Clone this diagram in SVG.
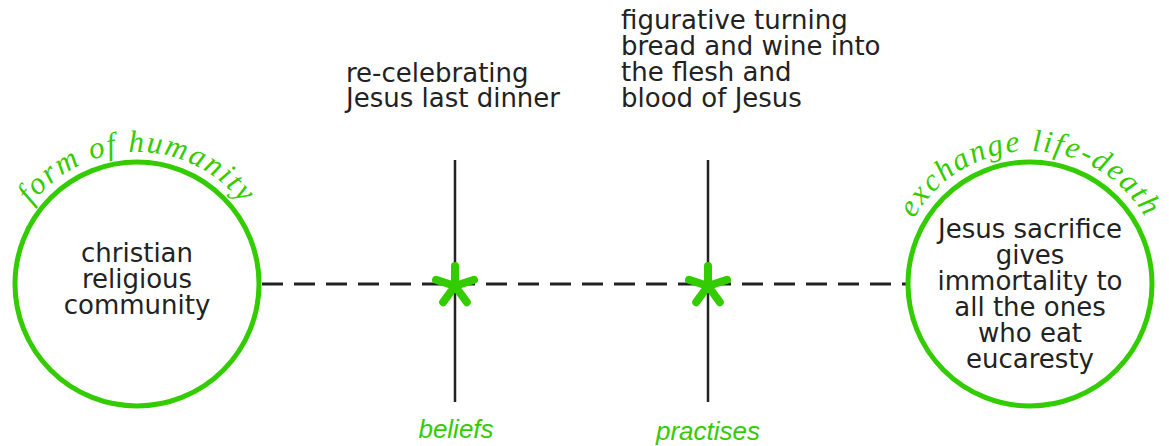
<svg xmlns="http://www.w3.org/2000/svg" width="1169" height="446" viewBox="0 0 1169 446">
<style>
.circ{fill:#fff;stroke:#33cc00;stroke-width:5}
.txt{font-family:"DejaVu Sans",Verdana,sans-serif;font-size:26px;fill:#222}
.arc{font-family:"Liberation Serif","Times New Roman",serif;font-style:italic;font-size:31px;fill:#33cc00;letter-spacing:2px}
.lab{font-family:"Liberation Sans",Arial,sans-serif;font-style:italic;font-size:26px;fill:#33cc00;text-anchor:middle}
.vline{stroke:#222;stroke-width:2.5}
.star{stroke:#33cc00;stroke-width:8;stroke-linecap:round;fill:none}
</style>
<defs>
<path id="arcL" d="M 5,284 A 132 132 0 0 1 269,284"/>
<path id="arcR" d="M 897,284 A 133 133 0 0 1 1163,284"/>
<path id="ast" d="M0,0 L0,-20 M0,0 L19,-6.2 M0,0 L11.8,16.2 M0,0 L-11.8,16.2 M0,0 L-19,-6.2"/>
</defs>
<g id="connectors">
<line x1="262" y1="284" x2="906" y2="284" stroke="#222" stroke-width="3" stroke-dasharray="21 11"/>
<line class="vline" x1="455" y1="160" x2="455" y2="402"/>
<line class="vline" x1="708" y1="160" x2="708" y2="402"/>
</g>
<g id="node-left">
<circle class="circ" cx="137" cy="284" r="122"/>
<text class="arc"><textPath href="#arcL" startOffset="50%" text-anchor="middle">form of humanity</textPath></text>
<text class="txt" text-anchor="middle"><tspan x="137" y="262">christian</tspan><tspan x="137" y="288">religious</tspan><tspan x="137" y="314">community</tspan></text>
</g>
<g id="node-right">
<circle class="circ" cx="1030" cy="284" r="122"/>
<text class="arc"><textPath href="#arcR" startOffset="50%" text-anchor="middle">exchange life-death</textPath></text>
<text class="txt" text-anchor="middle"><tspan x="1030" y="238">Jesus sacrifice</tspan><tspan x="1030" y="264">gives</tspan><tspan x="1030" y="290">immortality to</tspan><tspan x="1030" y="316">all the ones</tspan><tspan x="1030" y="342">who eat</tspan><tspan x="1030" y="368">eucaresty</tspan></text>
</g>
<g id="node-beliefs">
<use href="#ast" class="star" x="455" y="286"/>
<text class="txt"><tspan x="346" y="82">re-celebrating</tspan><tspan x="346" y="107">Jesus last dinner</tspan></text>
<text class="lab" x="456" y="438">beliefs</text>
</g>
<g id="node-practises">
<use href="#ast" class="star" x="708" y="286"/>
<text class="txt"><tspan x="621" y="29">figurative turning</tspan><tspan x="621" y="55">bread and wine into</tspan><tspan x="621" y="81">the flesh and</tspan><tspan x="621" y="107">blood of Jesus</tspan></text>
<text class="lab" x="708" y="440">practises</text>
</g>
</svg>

:::

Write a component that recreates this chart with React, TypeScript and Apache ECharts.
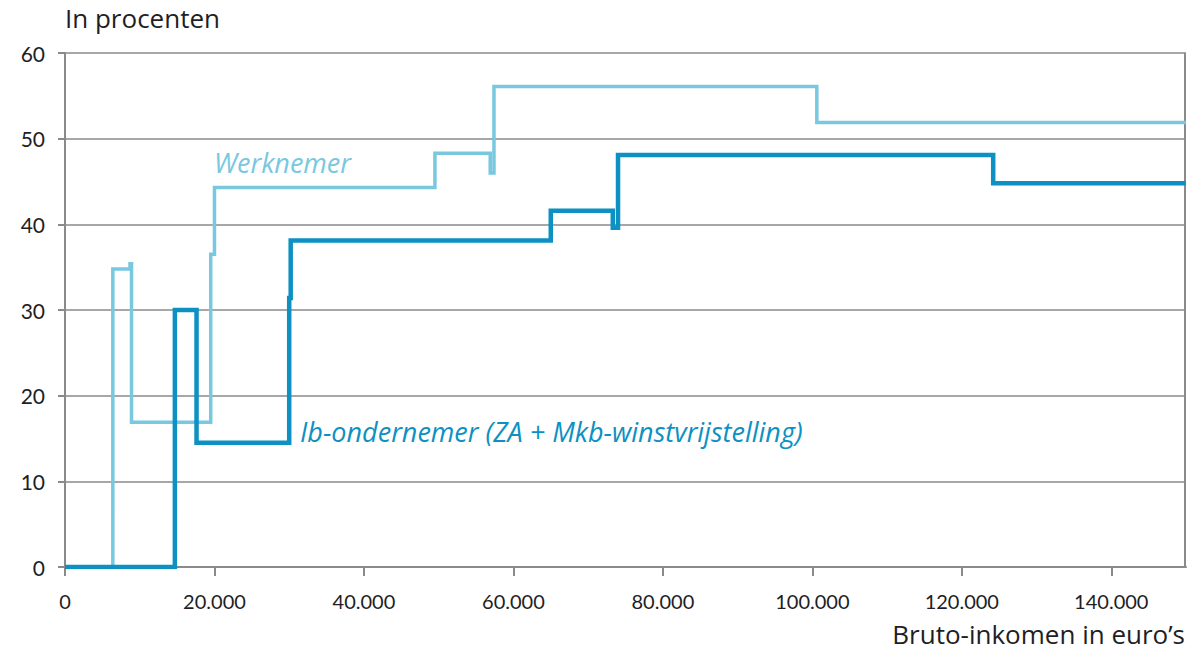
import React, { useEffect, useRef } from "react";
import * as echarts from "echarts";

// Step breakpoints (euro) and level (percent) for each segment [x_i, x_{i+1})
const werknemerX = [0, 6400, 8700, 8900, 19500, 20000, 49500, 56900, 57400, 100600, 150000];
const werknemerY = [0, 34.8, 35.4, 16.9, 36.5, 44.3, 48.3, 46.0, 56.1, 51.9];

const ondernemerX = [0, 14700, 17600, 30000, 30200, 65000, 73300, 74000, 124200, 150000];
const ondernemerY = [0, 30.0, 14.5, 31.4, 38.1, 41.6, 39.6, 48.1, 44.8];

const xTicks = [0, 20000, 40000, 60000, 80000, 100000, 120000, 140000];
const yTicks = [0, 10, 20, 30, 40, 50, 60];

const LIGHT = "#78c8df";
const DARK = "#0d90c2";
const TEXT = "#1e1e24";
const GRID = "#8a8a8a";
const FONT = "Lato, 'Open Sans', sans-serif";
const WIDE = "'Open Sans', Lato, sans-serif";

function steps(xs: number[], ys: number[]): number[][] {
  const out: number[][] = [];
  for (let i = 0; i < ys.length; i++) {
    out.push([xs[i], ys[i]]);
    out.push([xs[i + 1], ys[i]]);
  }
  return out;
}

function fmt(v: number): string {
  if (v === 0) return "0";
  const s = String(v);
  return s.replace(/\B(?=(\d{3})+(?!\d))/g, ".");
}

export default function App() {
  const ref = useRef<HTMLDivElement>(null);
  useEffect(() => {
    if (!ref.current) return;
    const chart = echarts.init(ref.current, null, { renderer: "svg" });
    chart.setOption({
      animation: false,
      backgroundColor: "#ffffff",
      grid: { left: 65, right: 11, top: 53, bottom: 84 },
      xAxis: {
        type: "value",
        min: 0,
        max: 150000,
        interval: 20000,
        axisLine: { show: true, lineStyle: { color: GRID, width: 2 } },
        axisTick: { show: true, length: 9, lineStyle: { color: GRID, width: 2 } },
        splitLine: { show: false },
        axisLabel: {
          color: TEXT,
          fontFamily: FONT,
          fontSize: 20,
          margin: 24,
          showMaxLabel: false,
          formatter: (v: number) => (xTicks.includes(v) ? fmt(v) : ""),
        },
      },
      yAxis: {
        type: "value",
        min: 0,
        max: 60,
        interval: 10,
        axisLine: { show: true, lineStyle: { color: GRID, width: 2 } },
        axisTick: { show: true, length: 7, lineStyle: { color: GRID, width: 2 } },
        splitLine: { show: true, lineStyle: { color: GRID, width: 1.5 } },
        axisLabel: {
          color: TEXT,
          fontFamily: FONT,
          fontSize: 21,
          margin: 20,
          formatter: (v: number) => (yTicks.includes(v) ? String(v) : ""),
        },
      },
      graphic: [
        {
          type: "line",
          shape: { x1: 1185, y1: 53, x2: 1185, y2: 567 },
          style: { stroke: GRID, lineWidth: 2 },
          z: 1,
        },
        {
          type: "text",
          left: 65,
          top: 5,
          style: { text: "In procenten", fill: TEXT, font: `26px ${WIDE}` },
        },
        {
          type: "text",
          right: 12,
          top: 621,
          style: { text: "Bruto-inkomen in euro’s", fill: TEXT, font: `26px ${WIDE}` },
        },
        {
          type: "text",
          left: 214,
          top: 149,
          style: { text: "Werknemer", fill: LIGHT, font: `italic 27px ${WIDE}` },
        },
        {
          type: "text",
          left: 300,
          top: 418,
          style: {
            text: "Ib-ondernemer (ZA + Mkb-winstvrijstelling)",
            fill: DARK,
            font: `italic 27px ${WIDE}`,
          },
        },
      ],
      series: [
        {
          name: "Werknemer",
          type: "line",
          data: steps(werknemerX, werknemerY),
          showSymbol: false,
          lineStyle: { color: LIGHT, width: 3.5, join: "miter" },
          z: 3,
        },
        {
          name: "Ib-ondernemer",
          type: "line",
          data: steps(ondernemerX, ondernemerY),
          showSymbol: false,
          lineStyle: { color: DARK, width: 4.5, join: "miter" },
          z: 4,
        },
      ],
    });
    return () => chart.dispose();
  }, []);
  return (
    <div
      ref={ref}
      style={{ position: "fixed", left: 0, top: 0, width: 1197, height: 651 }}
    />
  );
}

:::

• SET TASK: Give the number of lines in the records that contain the string "this", with no other output.

• FINISHED EXERCISE: 2